Characters talk as though in a movie trailer, speaking in vague ultimatums and cliches to provide only the most vapid gamers the illusion of depth.
The story started very exciting. Some John Wick lookalike is trying to leave his mercenary lifestyle behind, but his boss threatens him to reconsider. The two bump into a hobo who pulls a gun on them and the hobo says, “Take out your gun too, and you can shoot me now or hear my story.” I opted to shoot him and he died. Credits roll.

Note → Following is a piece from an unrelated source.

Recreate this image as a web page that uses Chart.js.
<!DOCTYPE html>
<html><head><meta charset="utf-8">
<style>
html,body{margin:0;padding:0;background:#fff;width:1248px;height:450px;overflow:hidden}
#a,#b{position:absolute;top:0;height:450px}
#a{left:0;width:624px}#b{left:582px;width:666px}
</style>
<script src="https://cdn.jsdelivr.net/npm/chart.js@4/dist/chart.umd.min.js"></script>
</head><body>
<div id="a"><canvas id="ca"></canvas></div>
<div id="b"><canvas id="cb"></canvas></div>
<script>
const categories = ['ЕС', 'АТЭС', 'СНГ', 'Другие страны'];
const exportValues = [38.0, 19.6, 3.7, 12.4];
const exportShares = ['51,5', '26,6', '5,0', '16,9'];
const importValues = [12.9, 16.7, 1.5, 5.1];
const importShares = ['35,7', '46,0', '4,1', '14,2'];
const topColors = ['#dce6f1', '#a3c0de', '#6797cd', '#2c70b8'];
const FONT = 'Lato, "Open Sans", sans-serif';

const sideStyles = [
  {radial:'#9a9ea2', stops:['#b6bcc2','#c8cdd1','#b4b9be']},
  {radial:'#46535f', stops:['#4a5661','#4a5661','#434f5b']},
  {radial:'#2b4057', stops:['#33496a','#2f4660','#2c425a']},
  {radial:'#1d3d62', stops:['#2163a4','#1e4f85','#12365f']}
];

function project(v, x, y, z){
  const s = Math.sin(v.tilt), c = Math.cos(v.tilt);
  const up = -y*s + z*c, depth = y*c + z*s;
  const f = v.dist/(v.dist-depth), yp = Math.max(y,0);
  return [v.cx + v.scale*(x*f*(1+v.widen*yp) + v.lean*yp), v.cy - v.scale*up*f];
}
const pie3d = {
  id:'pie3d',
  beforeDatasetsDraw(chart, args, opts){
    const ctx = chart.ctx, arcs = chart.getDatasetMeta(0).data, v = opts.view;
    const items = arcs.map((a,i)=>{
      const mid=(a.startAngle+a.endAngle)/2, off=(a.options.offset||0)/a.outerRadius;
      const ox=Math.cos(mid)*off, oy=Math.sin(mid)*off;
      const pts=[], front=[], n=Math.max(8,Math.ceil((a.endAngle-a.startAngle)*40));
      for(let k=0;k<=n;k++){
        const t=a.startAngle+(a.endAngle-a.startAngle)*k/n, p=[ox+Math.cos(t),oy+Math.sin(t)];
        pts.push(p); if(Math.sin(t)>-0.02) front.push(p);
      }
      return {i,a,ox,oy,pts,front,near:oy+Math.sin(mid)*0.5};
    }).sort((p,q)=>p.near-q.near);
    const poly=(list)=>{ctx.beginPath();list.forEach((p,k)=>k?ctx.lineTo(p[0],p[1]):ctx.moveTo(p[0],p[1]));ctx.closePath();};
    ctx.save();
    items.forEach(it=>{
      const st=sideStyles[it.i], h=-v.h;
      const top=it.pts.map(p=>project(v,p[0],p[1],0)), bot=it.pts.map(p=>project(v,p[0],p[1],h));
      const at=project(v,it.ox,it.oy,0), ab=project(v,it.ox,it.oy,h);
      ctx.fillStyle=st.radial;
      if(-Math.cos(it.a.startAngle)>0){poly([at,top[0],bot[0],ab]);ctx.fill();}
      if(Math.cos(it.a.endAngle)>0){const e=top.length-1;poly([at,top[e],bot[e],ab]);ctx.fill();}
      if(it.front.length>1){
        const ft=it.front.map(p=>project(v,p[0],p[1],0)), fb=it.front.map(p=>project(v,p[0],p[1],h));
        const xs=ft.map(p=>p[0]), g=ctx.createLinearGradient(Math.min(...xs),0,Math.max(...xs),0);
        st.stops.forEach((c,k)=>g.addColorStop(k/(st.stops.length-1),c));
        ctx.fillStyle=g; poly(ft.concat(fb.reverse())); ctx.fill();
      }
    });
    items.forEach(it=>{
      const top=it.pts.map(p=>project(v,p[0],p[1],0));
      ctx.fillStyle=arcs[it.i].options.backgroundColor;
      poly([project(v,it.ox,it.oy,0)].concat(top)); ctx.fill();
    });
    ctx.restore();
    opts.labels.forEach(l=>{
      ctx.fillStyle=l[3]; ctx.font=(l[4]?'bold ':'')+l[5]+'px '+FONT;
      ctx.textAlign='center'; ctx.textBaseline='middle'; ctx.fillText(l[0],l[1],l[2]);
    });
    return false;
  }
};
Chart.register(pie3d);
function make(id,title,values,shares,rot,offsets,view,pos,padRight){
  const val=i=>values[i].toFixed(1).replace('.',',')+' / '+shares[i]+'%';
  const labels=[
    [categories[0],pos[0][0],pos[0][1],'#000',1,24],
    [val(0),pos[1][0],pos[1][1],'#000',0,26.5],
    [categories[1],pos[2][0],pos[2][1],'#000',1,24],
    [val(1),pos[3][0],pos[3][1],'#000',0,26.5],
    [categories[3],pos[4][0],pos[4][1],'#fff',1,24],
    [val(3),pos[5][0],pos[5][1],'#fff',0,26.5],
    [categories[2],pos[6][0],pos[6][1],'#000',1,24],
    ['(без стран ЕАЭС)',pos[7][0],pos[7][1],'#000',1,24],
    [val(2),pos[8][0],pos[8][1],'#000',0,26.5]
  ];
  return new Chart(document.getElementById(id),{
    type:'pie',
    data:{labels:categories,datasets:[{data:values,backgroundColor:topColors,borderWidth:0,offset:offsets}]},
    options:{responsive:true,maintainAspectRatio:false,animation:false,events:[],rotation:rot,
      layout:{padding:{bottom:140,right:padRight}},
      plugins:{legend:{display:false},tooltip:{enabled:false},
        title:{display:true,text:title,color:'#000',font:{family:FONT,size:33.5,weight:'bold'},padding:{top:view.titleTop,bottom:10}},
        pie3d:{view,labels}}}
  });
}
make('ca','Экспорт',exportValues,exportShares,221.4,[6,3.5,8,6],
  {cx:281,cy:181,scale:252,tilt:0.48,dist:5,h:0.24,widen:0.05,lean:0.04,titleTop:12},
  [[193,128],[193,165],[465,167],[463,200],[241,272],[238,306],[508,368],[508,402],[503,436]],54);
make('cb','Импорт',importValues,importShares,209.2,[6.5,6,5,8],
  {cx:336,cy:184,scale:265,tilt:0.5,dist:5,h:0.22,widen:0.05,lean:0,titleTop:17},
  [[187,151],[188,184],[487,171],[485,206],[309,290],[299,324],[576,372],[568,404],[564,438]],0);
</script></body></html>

That disappointing anecdote set the tone for the rest of the game. I restarted and ‘listened to the story’ which is the far less interesting story I’ve been detailing above. At first, I thought, ‘Oh! This is going to tell the story of how someone gets into the mercenary business. I’ve hit rock bottom and I’ll become a full-blown killer to make ends meet…’ but that doesn’t happened. After 4 hours, I turned to the internet to make sure this was going somewhere, but it doesn’t.
To make a game like this successful, you can’t have layabout protagonists. You need every character to be unique so that each story is different. To do that, you need a lot more manpower (a team), not two guys in a coffee shop. I can respect the effort they put into Always Sometimes Monsters, but it is worthless. It’s hardly a game, and it’s certainly not art — it’s an empty world without new ideas.
As I’ve said before (about Boyhood), art needs to reflect society — which is usually shit — and breathe life into it. These indie developers seem to think that ‘being meta’ is all it takes, but it’s not. We play for escapism, but it’s a round-trip, so it’s the artist’s job to provide a ‘souvenir’ to take with us when it’s over — hence, why you can starve to death in The Sims, but it’s still more idyllic than starving in real life.
PS. It feels like they worked harder on the pornographic sprites and selfies than they did on anything else.